Once the rice is pounded, we sift it, and keep doing so till everything has been crushed.


Meanwhile, inside others were making a mixture of bananas, rice flour, and sugar. You slop a little of the banana mixture on a banana leaf, sprinkle some crushed peanuts on top of it, and fold the banana leaf around it.


After that it gets cooked. Double boiled maybe ? We left before it got to that point. Almost all of the conversation was in Malagasy, but a lot of people asked me things in French. Yanitra, the woman whose house it was at invited me over on Wednesday night for dinner/prayers I think. One of the guys crushing the rice, Nar, kept saying, ‘Ça va, Callista ?’, because it was about all he knew in French.

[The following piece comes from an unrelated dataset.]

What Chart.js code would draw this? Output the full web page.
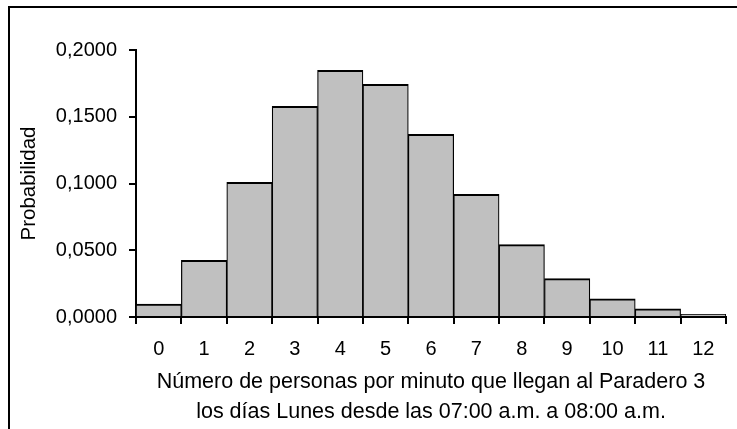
<!DOCTYPE html>
<html>
<head>
<meta charset="utf-8">
<script src="https://cdn.jsdelivr.net/npm/chart.js@4"></script>
<style>
  html, body { margin: 0; padding: 0; background: #fff; overflow: hidden; }
  #wrap { position: relative; width: 737px; height: 429px; }
  #frame { position: absolute; left: 8px; top: 6px; width: 800px; height: 500px;
           border-top: 2px solid #000; border-left: 2px solid #000; pointer-events: none; }
</style>
</head>
<body>
<div id="wrap">
  <canvas id="grafico" width="737" height="429"></canvas>
  <div id="frame"></div>
</div>
<script>
// Personas por minuto (eje X)
const personas = ['0', '1', '2', '3', '4', '5', '6', '7', '8', '9', '10', '11', '12'];
// Probabilidad
const probabilidad = [0.0097, 0.0425, 0.1009, 0.1578, 0.1848, 0.1743, 0.1369,
                      0.0919, 0.0542, 0.0287, 0.0137, 0.0062, 0.0020];
const tituloX = ['Número de personas por minuto que llegan al Paradero 3',
                 'los días Lunes desde las 07:00 a.m. a 08:00 a.m.'];
const tituloY = 'Probabilidad';

const fuente = { family: '"Liberation Sans", Arial, sans-serif', size: 20 };

new Chart(document.getElementById('grafico').getContext('2d'), {
  type: 'bar',
  data: {
    labels: personas,
    datasets: [{
      data: probabilidad,
      backgroundColor: '#c0c0c0',
      borderColor: '#000',
      borderWidth: { top: 2, left: 1.2, right: 1.2, bottom: 0 },
      borderSkipped: false,
      barPercentage: 1,
      categoryPercentage: 1
    }]
  },
  options: {
    responsive: false,
    animation: false,
    layout: { padding: { top: 50, right: 11, left: 0, bottom: 0 } },
    plugins: { legend: { display: false }, tooltip: { enabled: false } },
    scales: {
      x: {
        grid: { offset: true, drawOnChartArea: false, drawTicks: true, tickLength: 7, color: '#000', lineWidth: 2 },
        border: { display: true, color: '#000', width: 2 },
        ticks: { color: '#000', font: fuente, padding: 13, maxRotation: 0, autoSkip: false },
        title: { display: true, text: tituloX, color: '#000', font: { ...fuente, size: 21.5, lineHeight: 1.4 }, padding: { top: 0, bottom: 2 } },
        afterFit: (s) => { s.height = 112; }
      },
      y: {
        min: 0,
        max: 0.2,
        grid: { drawOnChartArea: false, drawTicks: true, tickLength: 7, color: '#000', lineWidth: 2 },
        border: { display: true, color: '#000', width: 2 },
        ticks: {
          stepSize: 0.05,
          color: '#000',
          font: fuente,
          padding: 12,
          callback: (v) => v.toFixed(4).replace('.', ',')
        },
        title: { display: true, text: tituloY, color: '#000', font: { ...fuente, size: 20.5 }, padding: { top: 17, bottom: 0 } },
        afterFit: (s) => { s.width = 136; }
      }
    }
  }
});
</script>
</body>
</html>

He seemed to make people laugh a lot.

Anyway, all in all I think that this church choir connection is going to provide some lovely opportunites to get to know people, and Nani said that they often sing classical music too, so before I leave we should be doing some Mozart or Handel.

In other Malagasy social news, I really like living below Sophie and Zoë. They invited me up for lunch on Sunday again, and Sophie said she’d like to pretty much plan on that every weekend that we’re all there. They are really sweet girls, and it’s nice to have people my age living here too.

Also, I got some peanut butter from the Peace Corps house. They commission someone to make it, and the proceeds go to put a poor girl through college or something benevolent like that.